My 100W bulb measures 10ohms 'cold', but 100W->144ohms! I later found mention of 15/1 as pretty common (amongst all incandescent bulbs, of all voltages/wattages?! Hmmmm!)
15/1 is *well* within the measurement-ability of even crude instrumentation; even a large enough resistance-change to drive a relay, or not, through a simple voltage-divider using the ol' "10-to-one rule."
So, herein I propose a plausibly-new old-school method for storing data: heat.
Not at all dissimilar to present-day DRAM, which stores data in the form of [slowly-decaying] electric fields requiring periodic "refresh." Other memories (such as core-memory) use magnetic-fields. Incandescent-RAM, then, is similar, while making use of *heat*-"fields".
Why not, eh?
A grid of "holiday festive lights" could make for both a display *and* its frame-buffer.
A blank grid could make for a thermal imager/mirror. Maybe even watch as the heat from your hand gradually causes the bits to toggle.

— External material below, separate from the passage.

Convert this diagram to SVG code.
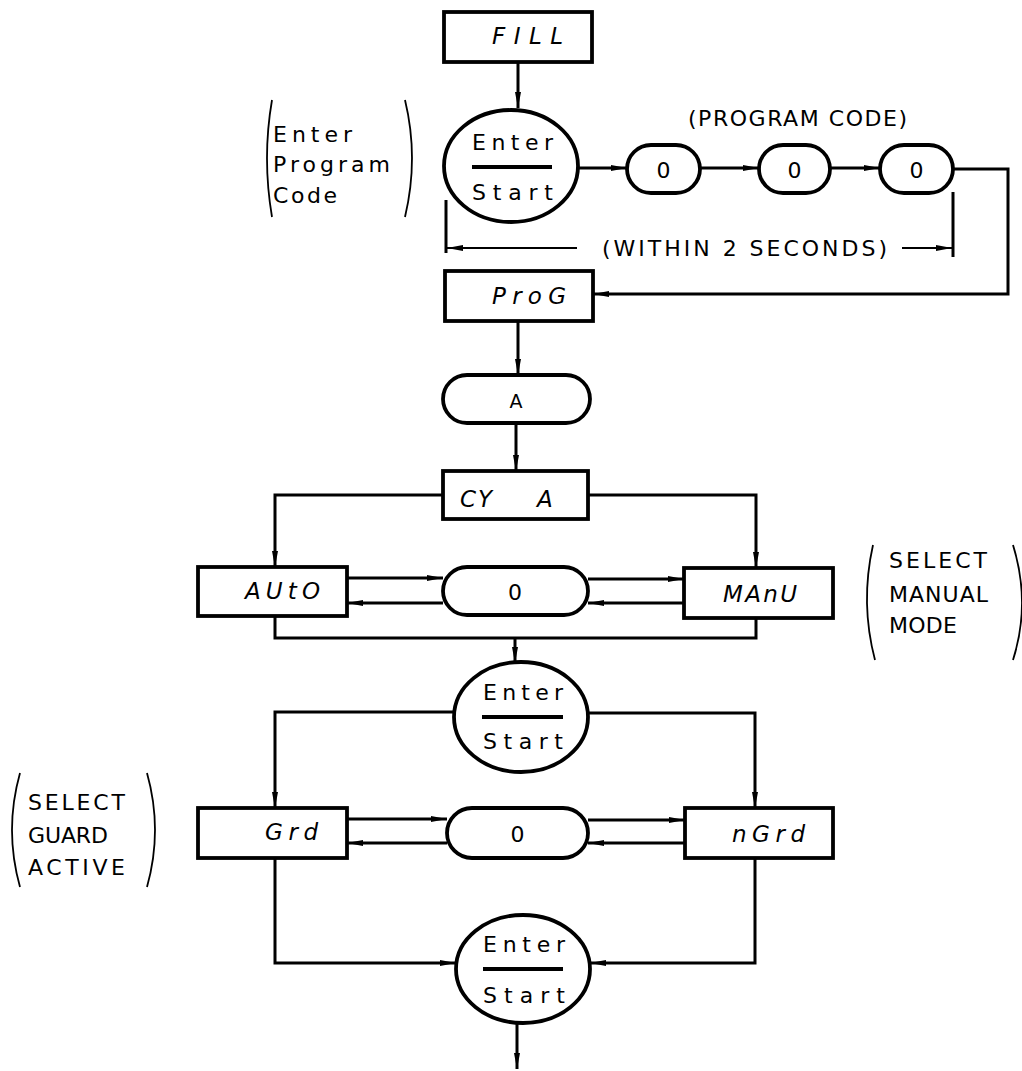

Or, an inherently-visual display of data in RAM.
In this *very* early design stage, it seems a simple "refresh" circuit should be achievable with niothing more than relays and a voltage-divider.
Say the 100W bulb, mentioned earlier, is used, and some quick estimates. A zero-bit results in a resistance of 10 ohms. A one-bit is 100. The bulb is periodically isolated via relay contacts from the 120V source, and switched into the measurement circuit, consisting of a 10V source, a 10ohm resistor, and a 5V relay with a 1k winding is used to measure the 'bit'.
The bulb and resistor make up a voltage-divider whose output is either 5V (powering the relay) when the bulb is cool [zero], or, 1V (not enough to engage the relay) when the bulb is hot [one].
Similar should be accomplishable with smaller/lower-voltage bulbs, plausibly even "grain-of-wheat" bulbs running at logic-levels rather than mains [still 15/1?].
And, of course, why limit to relays for readback/refresh? A comparator could easily do the job.